In an action to recover damages for personal injuries, the plaintiff appeals from an order of the Supreme Court, Nassau County (Iannacci, J.), entered November 17, 2010, which denied her motion for summary judgment on the issue of liability, without prejudice to renewal “after sufficient discovery has been exchanged.”
Ordered that the order is affirmed, with costs.
“Under CPLR 3212 (f), ‘where facts essential to justify opposition to a motion for summary judgment are exclusively within the knowledge and control of the movant, summary judgment may be denied .... This is especially so where the opposing party has not had a reasonable opportunity for disclosure prior to the making of the motion’ ” (Juseinoski v New York Hosp. Med. Ctr. of Queens, 29 AD3d 636, 637 [2006], quoting Baron v Incorporated Vil. of Freeport, 143 AD2d 792, 792-793 [1988]; see CPLR 3212 [f]; Aurora Loan Servs., LLC v LaMattina & Assoc., Inc., 59 AD3d 578 [2009]).

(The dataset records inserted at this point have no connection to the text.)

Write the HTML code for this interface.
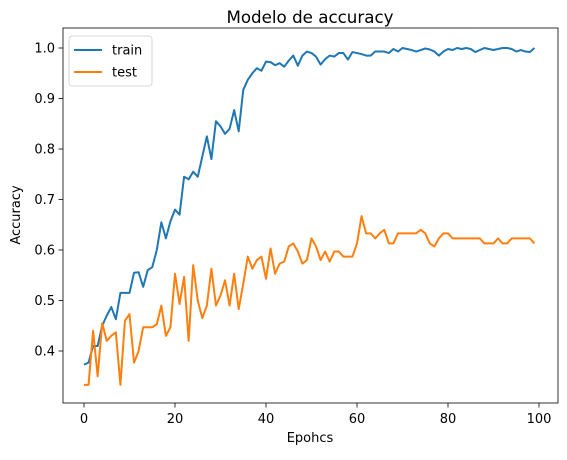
<!DOCTYPE html>
<html><head><meta charset="utf-8"><style>
body{margin:0;background:#fff;font-family:"Liberation Sans","DejaVu Sans",sans-serif}
svg text{font-family:"DejaVu Sans","Liberation Sans",sans-serif}
</style></head><body>
<svg id="c" width="567" height="455"></svg>
<script>
const epochs=[...Array(100).keys()];
const trainAcc=[0.373,0.377,0.41,0.41,0.45,0.47,0.487,0.463,0.515,0.515,0.515,0.555,0.556,0.527,0.56,0.566,0.60,0.655,0.623,0.657,0.68,0.67,0.745,0.74,0.755,0.745,0.785,0.825,0.78,0.855,0.845,0.83,0.84,0.877,0.835,0.917,0.937,0.95,0.96,0.955,0.973,0.972,0.966,0.97,0.963,0.975,0.985,0.965,0.985,0.993,0.99,0.983,0.967,0.978,0.985,0.983,0.99,0.99,0.977,0.992,0.99,0.988,0.985,0.985,0.993,0.993,0.993,0.99,0.998,0.993,1.0,0.998,0.996,0.993,0.996,0.999,0.997,0.993,0.985,0.993,0.998,0.996,1.0,0.998,1.0,0.998,0.992,0.996,1.0,0.998,0.996,0.998,1.0,1.0,0.998,0.993,0.996,0.993,0.992,1.0];
const testAcc=[0.333,0.333,0.44,0.35,0.455,0.42,0.43,0.437,0.333,0.46,0.473,0.377,0.40,0.447,0.447,0.447,0.453,0.49,0.43,0.447,0.553,0.493,0.547,0.42,0.57,0.50,0.465,0.49,0.563,0.49,0.51,0.54,0.49,0.553,0.483,0.533,0.587,0.563,0.58,0.587,0.543,0.603,0.553,0.573,0.577,0.607,0.613,0.597,0.573,0.58,0.623,0.607,0.58,0.597,0.577,0.597,0.597,0.587,0.587,0.587,0.613,0.667,0.633,0.633,0.623,0.633,0.64,0.613,0.613,0.633,0.633,0.633,0.633,0.633,0.64,0.633,0.613,0.607,0.623,0.633,0.633,0.623,0.623,0.623,0.623,0.623,0.623,0.623,0.613,0.613,0.613,0.623,0.613,0.613,0.623,0.623,0.623,0.623,0.623,0.613];
const xTicks=[0,20,40,60,80,100];
const yTicks=[0.4,0.5,0.6,0.7,0.8,0.9,1.0];
const L=63,R=558,T=28,B=403;
const X=v=>84+(v-0)*(539-84)/100;
const Y=v=>48+(1.0-v)*(351-48)/0.6;
const s=document.getElementById('c');const NS='http://www.w3.org/2000/svg';
function el(t,a,p){const e=document.createElementNS(NS,t);for(const k in a)e.setAttribute(k,a[k]);(p||s).appendChild(e);return e;}
let e;
e=el('text',{x:310,y:23,'font-size':16.7,'text-anchor':'middle'});e.textContent='Modelo de accuracy';


xTicks.forEach(v=>{
 e=el('line',{x1:X(v),x2:X(v),y1:B,y2:B+4.5,stroke:'#000','stroke-width':0.8});
 
 
 e=el('text',{x:X(v),y:B+20,'font-size':13,'text-anchor':'middle'});e.textContent=v;
 
 
});
yTicks.forEach(v=>{
 e=el('line',{x1:L-4.5,x2:L,y1:Y(v),y2:Y(v),stroke:'#000','stroke-width':0.8});
 
 
 e=el('text',{x:L-8,y:Y(v)+4.5,'font-size':13,'text-anchor':'end'});e.textContent=v.toFixed(1);
 
 
});
e=el('text',{x:310,y:442,'font-size':13,'text-anchor':'middle'});e.textContent='Epohcs';


e=el('text',{x:20,y:215,'font-size':13,'text-anchor':'middle',transform:'rotate(-90 20 215)'});e.textContent='Accuracy';


function line(d,c,n){e=el('polyline',{points:d.map((v,i)=>X(epochs[i])+','+Y(v)).join(' '),fill:'none',stroke:c,'stroke-width':2,'stroke-linejoin':'round'});
 
 }
line(trainAcc,'#1f77b4','train-line');
line(testAcc,'#ff7f0e','test-line');
e=el('rect',{x:L,y:T,width:R-L,height:B-T,fill:'none',stroke:'#000','stroke-width':0.8});


const g=el('g',{});


el('rect',{x:69,y:36,width:83,height:50,rx:3,fill:'#fff',stroke:'#ccc','stroke-width':0.8},g);
[['train','#1f77b4'],['test','#ff7f0e']].forEach((d,i)=>{
 const y=50+i*22;
 e=el('line',{x1:74,x2:102,y1:y,y2:y,stroke:d[1],'stroke-width':2},g);
 
 
 e=el('text',{x:112,y:y+4.5,'font-size':13},g);e.textContent=d[0];
 
 
});
</script>
</body></html>
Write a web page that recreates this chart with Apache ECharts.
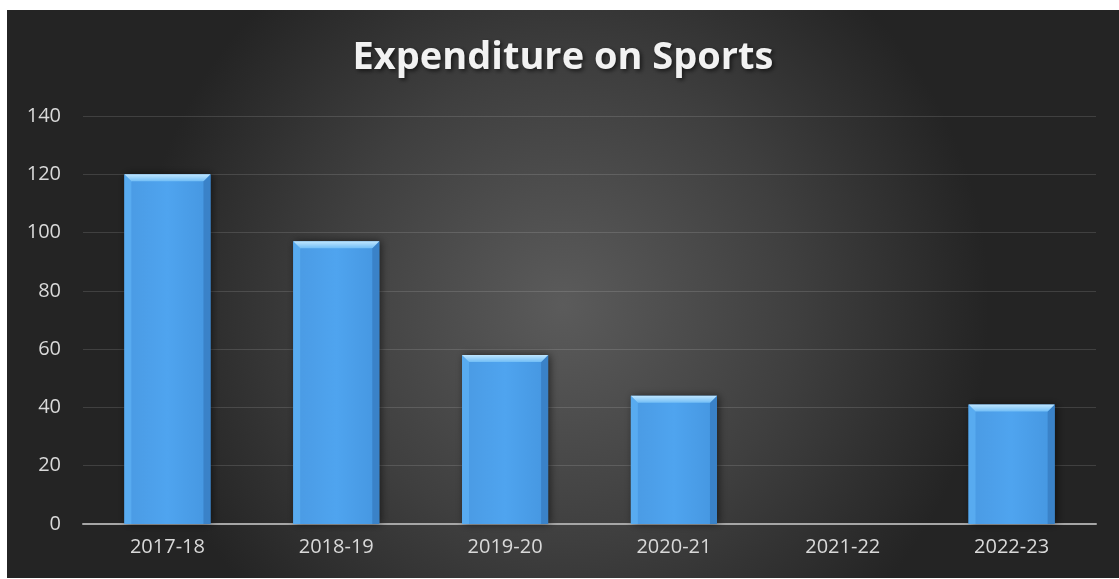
<!DOCTYPE html>
<html>
<head>
<meta charset="utf-8">
<title>Expenditure on Sports</title>
<script src="https://cdn.jsdelivr.net/npm/echarts@6/dist/echarts.min.js"></script>
<style>
  html, body { margin: 0; padding: 0; background: #ffffff; width: 1119px; height: 579px; overflow: hidden; }
  #chart { position: absolute; left: 7px; top: 10px; width: 1112px; height: 568px; }
</style>
</head>
<body>
<div id="chart"></div>
<script>
// Yearly spend on sports
const years = ['2017-18', '2018-19', '2019-20', '2020-21', '2021-22', '2022-23'];
const spend = [120, 97, 58, 44, 0, 41];
const yTicks = [0, 20, 40, 60, 80, 100, 120, 140];

const chart = echarts.init(document.getElementById('chart'), null, { renderer: 'canvas' });

// Bevelled bar: body, lit top face, shaded sides
function renderBevelBar(params, api) {
  const idx = api.value(0);
  const val = api.value(1);
  if (!val) return { type: 'group', children: [] };
  const top = api.coord([idx, val]);
  const base = api.coord([idx, 0]);
  const w = api.size([1, 0])[0] * 0.51;
  const x0 = top[0] - w / 2, x1 = top[0] + w / 2;
  const y0 = top[1], y1 = base[1];
  const b = 7;
  return {
    type: 'group',
    children: [
      {
        type: 'rect',
        shape: { x: x0, y: y0, width: w, height: y1 - y0 },
        style: {
          fill: new echarts.graphic.LinearGradient(0, 0, 1, 0, [
            { offset: 0, color: '#4a9ae3' },
            { offset: 0.5, color: '#4fa4ef' },
            { offset: 1, color: '#4596e0' }
          ]),
          shadowColor: 'rgba(0,0,0,0.55)',
          shadowBlur: 8,
          shadowOffsetX: 2,
          shadowOffsetY: 0
        }
      },
      {
        type: 'polygon',
        shape: { points: [[x0, y0], [x0 + b, y0 + b], [x0 + b, y1], [x0, y1]] },
        style: { fill: '#58abf0' }
      },
      {
        type: 'polygon',
        shape: { points: [[x1, y0], [x1 - b, y0 + b], [x1 - b, y1], [x1, y1]] },
        style: { fill: '#3a82c8' }
      },
      {
        type: 'polygon',
        shape: { points: [[x0, y0], [x1, y0], [x1 - b, y0 + b], [x0 + b, y0 + b]] },
        style: {
          fill: new echarts.graphic.LinearGradient(0, 0, 0, 1, [
            { offset: 0, color: '#bfe6ff' },
            { offset: 1, color: '#72bef6' }
          ])
        }
      }
    ]
  };
}

chart.setOption({
  backgroundColor: new echarts.graphic.RadialGradient(0.5, 0.52, 0.75, [
    { offset: 0, color: '#5b5b5b' },
    { offset: 0.55, color: '#3f3f3f' },
    { offset: 1, color: '#242424' }
  ]),
  animation: false,
  title: {
    text: 'Expenditure on Sports',
    left: 'center',
    top: 24,
    textStyle: {
      color: '#f2f2f2',
      fontFamily: 'Open Sans',
      fontWeight: 'bold',
      fontSize: 38,
      textShadowColor: 'rgba(0,0,0,0.6)',
      textShadowBlur: 4,
      textShadowOffsetX: 2,
      textShadowOffsetY: 2
    }
  },
  grid: { left: 76, right: 23, top: 106, bottom: 54, containLabel: false },
  xAxis: {
    type: 'category',
    data: years,
    axisLine: { lineStyle: { color: '#a6a6a6', width: 2 } },
    axisTick: { show: false },
    axisLabel: { color: '#d9d9d9', fontFamily: 'Open Sans', fontSize: 20, margin: 13 }
  },
  yAxis: {
    type: 'value',
    min: yTicks[0],
    max: yTicks[yTicks.length - 1],
    interval: yTicks[1] - yTicks[0],
    axisLine: { show: false },
    axisTick: { show: false },
    axisLabel: { color: '#d9d9d9', fontFamily: 'Open Sans', fontSize: 20, margin: 22 },
    splitLine: { lineStyle: { color: 'rgba(255,255,255,0.13)', width: 1 } }
  },
  series: [{
    type: 'custom',
    renderItem: renderBevelBar,
    encode: { x: 0, y: 1 },
    data: years.map((y, i) => [i, spend[i]])
  }]
});
</script>
</body>
</html>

Here, the plaintiff moved for summary judgment on the issue *995of liability prior to the parties’ depositions. The defendants did not have an adequate opportunity to conduct discovery (see Amico v Melville Volunteer Fire Co., Inc., 39 AD3d 784, 785 [2007]). Moreover, to the extent that the defendants allege that the plaintiff may be comparatively negligent, “facts essential to justify opposition to the motion are within the exclusive knowledge of the plaintiff and may be revealed through pretrial discovery” (Barletta v Lewis, 237 AD2d 238, 238 [1997]). Accordingly, the Supreme Court properly denied the plaintiff’s motion for summary judgment on the issue of liability, without prejudice to renewal. Dillon, J.P., Florio, Balkin and Eng, JJ., concur.